Toyota menyebut apa yang terjadi sekarang berpotensi menjadi implementasi persaingan tidak sehat yang mengarah pada predatory pricing, yakni strategi menurunkan harga hingga sangat rendah sebagai upaya memenangkan atau menyingkirkan pesaing.
"Jadi praktek yang namanya, predatory pricing itu harus dihindari, atau dilarang. Bukan hanya di Indonesia, tapi di beberapa negara kan dilarang. Bahkan di China sendiri mereka kepusingan dengan fenomena seperti itu," ucapnya.
Ia memperingatkan jika fenomena ini dibiarkan, industri otomotif akan dapat menerima dampak negatif untuk semua aspek.
"Nah ini harus cepat jangan sampai industrinya, ya ancur duluan. Karena nanti dia akan hantam use car (mobil bekas) industri, di mana di kita itu ada 1,8 juta (potensi pasar) dan itu juga menyerap tenaga kerja, after market, ada bengkel dan sebagainya. Itu dampaknya luas," ucap Bob.
"Jadi oke, keliatan konsumen akan menikmati (banting harga, tapi itu) jangka pendek, jangka panjang dia akan membayar.
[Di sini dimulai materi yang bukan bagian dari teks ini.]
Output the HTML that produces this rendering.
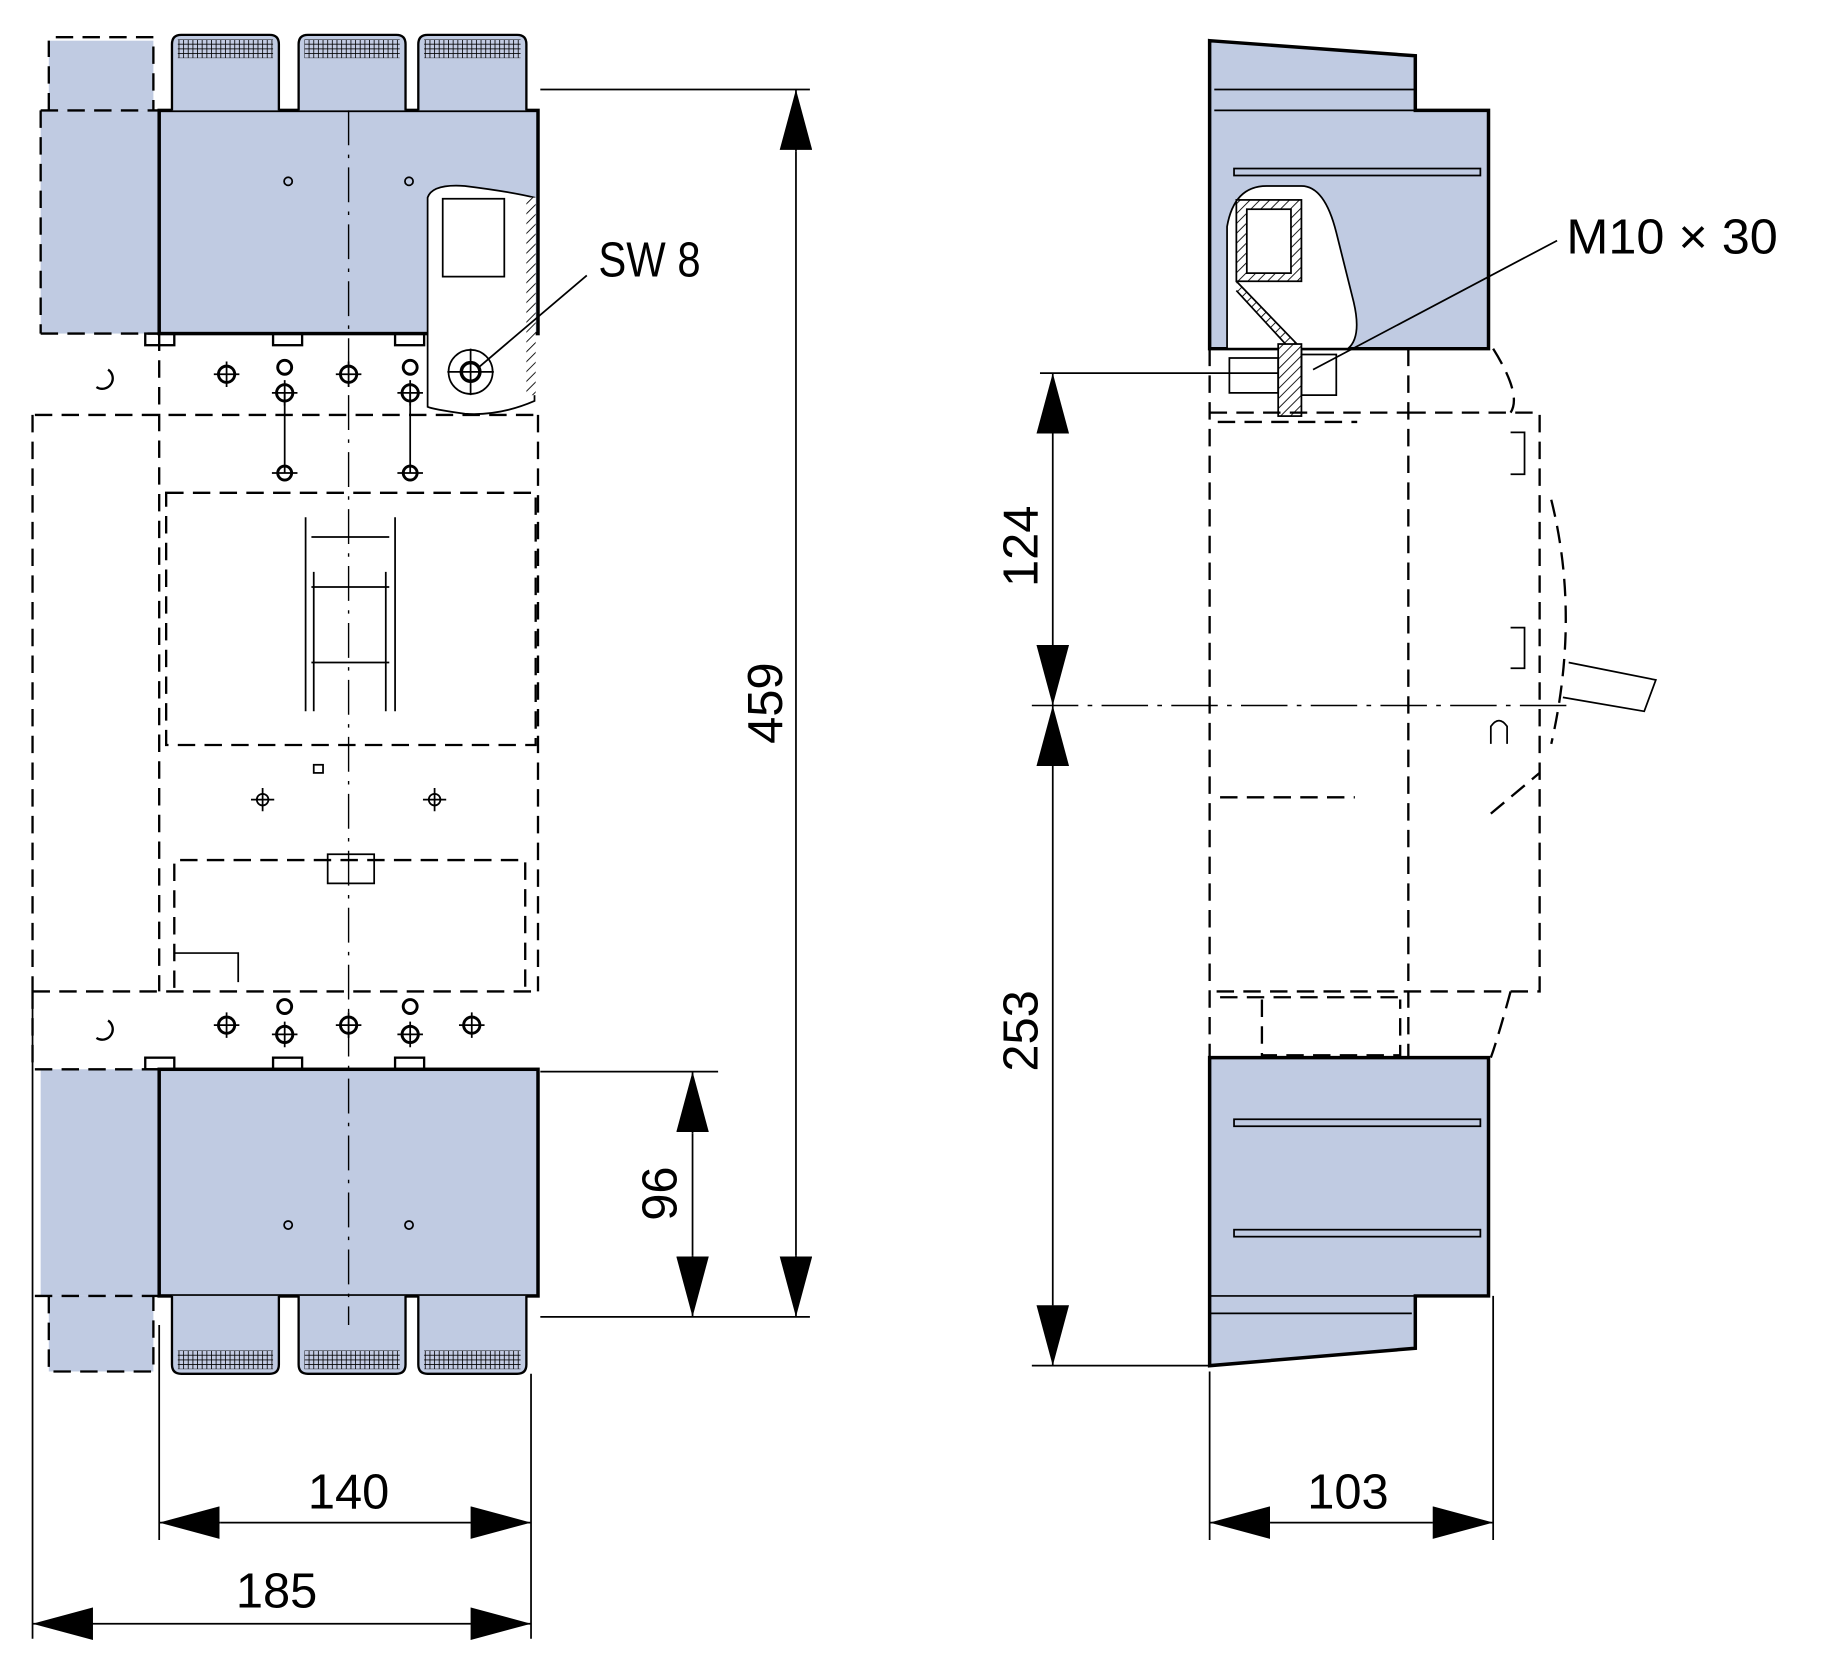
<!DOCTYPE html>
<html><head><meta charset="utf-8"><style>html,body{margin:0;padding:0;background:#fff}svg{display:block}</style></head>
<body>
<svg width="1822" height="1676" viewBox="0 0 1568 1442" preserveAspectRatio="none" xmlns="http://www.w3.org/2000/svg" font-family="Liberation Sans, sans-serif">
<defs>
<marker id="a" viewBox="0 0 52 28" refX="52" refY="14" markerWidth="52" markerHeight="28" markerUnits="userSpaceOnUse" orient="auto"><path d="M0,0L52,14L0,28Z" fill="#000"/></marker>
<pattern id="g" width="4" height="4" patternUnits="userSpaceOnUse"><rect width="4" height="4" fill="#c3cbe2"/><path d="M0,2H4M2,0V4" stroke="#000" stroke-width="0.7"/></pattern>
<pattern id="h" width="6" height="6" patternUnits="userSpaceOnUse" patternTransform="rotate(45)"><rect width="6" height="6" fill="#fff"/><path d="M0,0V6" stroke="#000" stroke-width="1.5"/></pattern>
</defs>
<g fill="none" stroke="#000" stroke-width="1.5">
<!-- LEFT VIEW -->
<rect x="35" y="95" width="102" height="192" fill="#c0cbe2" stroke="none"/>
<rect x="42" y="35" width="90" height="60" fill="#c0cbe2" stroke="none"/>
<rect x="35" y="920" width="102" height="195" fill="#c0cbe2" stroke="none"/>
<rect x="42" y="1115" width="90" height="65" fill="#c0cbe2" stroke="none"/>
<g stroke-dasharray="15,8" stroke-width="2">
<path d="M48,32H132V95M42,95V35M35,95H137M35,95V287M35,287H463M30,357H463M28,357V853M137,287V853M463,357V853M28,853H463M28,853V920H137M30,1115H137M42,1115V1180H132V1115"/>
<rect x="143" y="424" width="318" height="217"/>
<path d="M150,850V740H452V850"/>
</g>
<!-- top box -->
<rect x="137" y="95" width="326" height="192" fill="#c0cbe2" stroke-width="3"/>
<rect x="137" y="920" width="326" height="195" fill="#c0cbe2" stroke-width="3"/>
<!-- terminals -->
<g fill="#c0cbe2" stroke-width="2">
<path d="M148,95V38Q148,30 156,30H232Q240,30 240,38V95"/><path d="M257,95V38Q257,30 265,30H341Q349,30 349,38V95"/><path d="M360,95V38Q360,30 368,30H445Q453,30 453,38V95"/>
<path d="M148,1115V1174Q148,1182 156,1182H232Q240,1182 240,1174V1115"/><path d="M257,1115V1174Q257,1182 265,1182H341Q349,1182 349,1174V1115"/><path d="M360,1115V1174Q360,1182 368,1182H445Q453,1182 453,1174V1115"/>
</g>
<g fill="url(#g)" stroke="none">
<rect x="153" y="34" width="82" height="16"/><rect x="262" y="34" width="82" height="16"/><rect x="365" y="34" width="83" height="16"/>
<rect x="153" y="1162" width="82" height="16"/><rect x="262" y="1162" width="82" height="16"/><rect x="365" y="1162" width="83" height="16"/>
</g>
<g stroke-width="2">
<rect x="125" y="287" width="25" height="10"/><rect x="235" y="287" width="25" height="10"/><rect x="340" y="287" width="25" height="10"/>
<rect x="125" y="910" width="25" height="10"/><rect x="235" y="910" width="25" height="10"/><rect x="340" y="910" width="25" height="10"/>
</g>
<!-- SW8 lug -->
<path d="M368,350V170Q372,158 400,160Q440,165 460,170V345Q430,358 400,356Q372,352 368,350Z" fill="#fff"/>
<rect x="381" y="171" width="53" height="67"/>
<rect x="453" y="170" width="8" height="170" fill="url(#h)" stroke="none"/>
<circle cx="405" cy="320" r="19"/><circle cx="405" cy="320" r="8" stroke-width="3"/>
<path d="M385,320H425M405,300V340"/>
<!-- screws -->
<g stroke-width="2.5">
<circle cx="195" cy="322" r="7"/><circle cx="245" cy="316" r="6"/><circle cx="245" cy="338" r="7"/><circle cx="300" cy="322" r="7"/><circle cx="353" cy="316" r="6"/><circle cx="353" cy="338" r="7"/>
<circle cx="245" cy="407" r="6"/><circle cx="353" cy="407" r="6"/>
<circle cx="195" cy="882" r="7"/><circle cx="245" cy="866" r="6"/><circle cx="245" cy="890" r="7"/><circle cx="300" cy="882" r="7"/><circle cx="353" cy="866" r="6"/><circle cx="353" cy="890" r="7"/><circle cx="406" cy="882" r="7"/>
</g>
<path d="M184,322H206M195,311V333M234,338H256M245,327V349M289,322H311M300,311V333M342,338H364M353,327V349M234,407H256M342,407H364M184,882H206M195,871V893M234,890H256M245,879V901M289,882H311M300,871V893M342,890H364M353,879V901M395,882H417M406,871V893M216,688H236M226,678V698M364,688H384M374,678V698"/>
<path d="M245,338V407M353,338V407" />
<circle cx="226" cy="688" r="5"/><circle cx="374" cy="688" r="5"/>
<circle cx="248" cy="156" r="3.5"/><circle cx="352" cy="156" r="3.5"/><circle cx="248" cy="1054" r="3.5"/><circle cx="352" cy="1054" r="3.5"/>
<path d="M93,318A9,9 0 1 1 83,333M93,878A9,9 0 1 1 83,893" stroke-width="2"/>
<!-- handle -->
<path d="M263,445V612M340,445V612M268,462H335M268,505H335M268,570H335M270,492V612M332,492V612"/>
<rect x="270" y="658" width="8" height="7"/>
<path d="M282,735H322V760H282Z M150,820H205V845"/>
<path d="M300,95V1140" stroke-dasharray="30,8,3,8" stroke-width="1.2"/>
<!-- dims left -->
<path d="M465,77H697M465,1133H697M465,922H618M137,1140V1325M457,1182V1410M28,860V1410"/>
<path d="M685,130V77" marker-end="url(#a)"/><path d="M685,1080V1133" marker-end="url(#a)"/><path d="M685,130V1080"/>
<path d="M596,975V922" marker-end="url(#a)"/><path d="M596,1080V1133" marker-end="url(#a)"/><path d="M596,975V1080"/>
<path d="M190,1310H137" marker-end="url(#a)"/><path d="M405,1310H457" marker-end="url(#a)"/><path d="M190,1310H405"/>
<path d="M80,1397H28" marker-end="url(#a)"/><path d="M405,1397H457" marker-end="url(#a)"/><path d="M80,1397H405"/>
<path d="M505,237L412,316"/>

<!-- RIGHT VIEW -->
<path d="M1041,35L1218,48V95H1281V300H1041Z" fill="#c0cbe2" stroke-width="3"/>
<path d="M1045,77H1218M1045,95H1228"/>
<rect x="1062" y="145" width="212" height="6"/>
<path d="M1056,300V195Q1062,160 1090,160H1120Q1140,160 1150,200L1165,260Q1172,290 1160,300Z" fill="#fff"/>
<rect x="1064" y="172" width="56" height="70" fill="url(#h)"/><rect x="1073" y="180" width="38" height="55" fill="#fff"/>
<path d="M1064,242L1120,300V330H1110V300L1064,250" fill="url(#h)"/>
<rect x="1100" y="296" width="20" height="62" fill="url(#h)"/>
<path d="M1058,308H1100V338H1058Z M1120,305H1150V340H1120Z"/>
<path d="M1041,910H1281V1115H1218V1160L1041,1175Z" fill="#c0cbe2" stroke-width="3"/>
<path d="M1041,1115H1218M1041,1130H1215"/>
<rect x="1062" y="963" width="212" height="6"/><rect x="1062" y="1058" width="212" height="6"/>
<g stroke-dasharray="15,8" stroke-width="2">
<path d="M1041,300V910M1212,300V910M1212,355H1325V853H1041M1041,355H1212M1048,363H1168M1050,686H1166M1086,860V908H1205V860M1285,300Q1310,340 1300,355M1300,853Q1290,890 1283,910M1335,430Q1360,530 1335,640"/>
<path d="M1050,858H1205"/>
<path d="M1283,700L1325,665"/>
</g>
<path d="M1300,372H1312V408H1300M1300,540H1312V575H1300M1283,640V625Q1290,615 1297,625V640M1350,570L1425,585L1415,612L1345,600"/>
<path d="M888,607H1350" stroke-dasharray="40,8,4,8" stroke-width="1.2"/>
<!-- dims right -->
<path d="M895,321H1100M888,1175H1041M1041,1180V1325M1285,1115V1325"/>
<path d="M906,373V321" marker-end="url(#a)"/><path d="M906,555V607" marker-end="url(#a)"/><path d="M906,373V555"/>
<path d="M906,659V607" marker-end="url(#a)"/><path d="M906,1123V1175" marker-end="url(#a)"/><path d="M906,659V1123"/>
<path d="M1093,1310H1041" marker-end="url(#a)"/><path d="M1233,1310H1285" marker-end="url(#a)"/><path d="M1093,1310H1233"/>
<path d="M1340,207L1130,318"/>
</g>
<g font-size="42" fill="#000">
<text x="515" y="238" textLength="88" lengthAdjust="spacingAndGlyphs">SW 8</text>
<text x="1348" y="218" textLength="182" lengthAdjust="spacingAndGlyphs">M10 × 30</text>
<text x="300" y="1298" text-anchor="middle">140</text>
<text x="238" y="1383" text-anchor="middle">185</text>
<text x="1160" y="1298" text-anchor="middle">103</text>
<text transform="translate(673,605) rotate(-90)" text-anchor="middle">459</text>
<text transform="translate(582,1027) rotate(-90)" text-anchor="middle">96</text>
<text transform="translate(893,470) rotate(-90)" text-anchor="middle">124</text>
<text transform="translate(893,887) rotate(-90)" text-anchor="middle">253</text>
</g>
</svg>
</body></html>
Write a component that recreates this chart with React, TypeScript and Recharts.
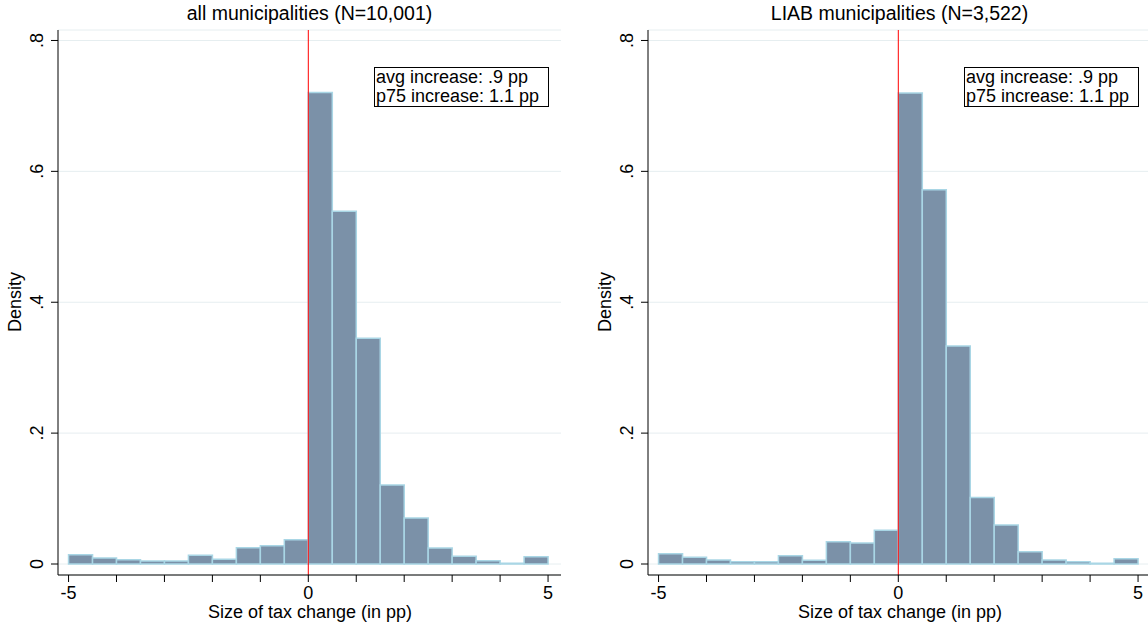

Padahal yang menikmati hanya sebagian kecil konsumen kita," katanya menambahkan.
Lihat Juga : |
Ia pun berharap pemerintah dapat mengambil sikap dengan potensi persaingan tak sehat pada industri otomotif Indonesia yang diduga sedang berjalan.
"Bagaimana industri kita diprotek dari praktek predatory pricing karena itu persaingan enggak sehat, turunin harga, industri hancur, ya dia doang yang jadi pemain. Itu yang harus dijaga oleh regulator," katanya.
Lebih dari itu Bob juga memperingatkan dampak lain dari upaya membangun kemandirian industri mobil listrik nasional. Hal ini berkaca dari nilai komponen mobil listrik yang jauh lebih sedikit dari produk konvensional, sehingga itu menjadi peluang akan keberlangsungan tenaga kerja di masa mendatang.
Baginya juga industri otomotif yang telah berjalan lama di Indonesia, dinilai memiliki banyak kelebihan sebab dapat menghasilkan produk berdaya saing global.
"Jadi kembali lagi as long, EV me-create new market, industri, dan bukan sebaliknya malah mematikan industri. Its oke itu kan teknologi. Yang jangan, pengembangan (EV) itu mematikan industri yang ada. Terus dibilang industri kita enggak efisien. Padahal industri kita udah bisa ekspor. Kalau enggak efisien enggak bisa ekspor," tutup Bob.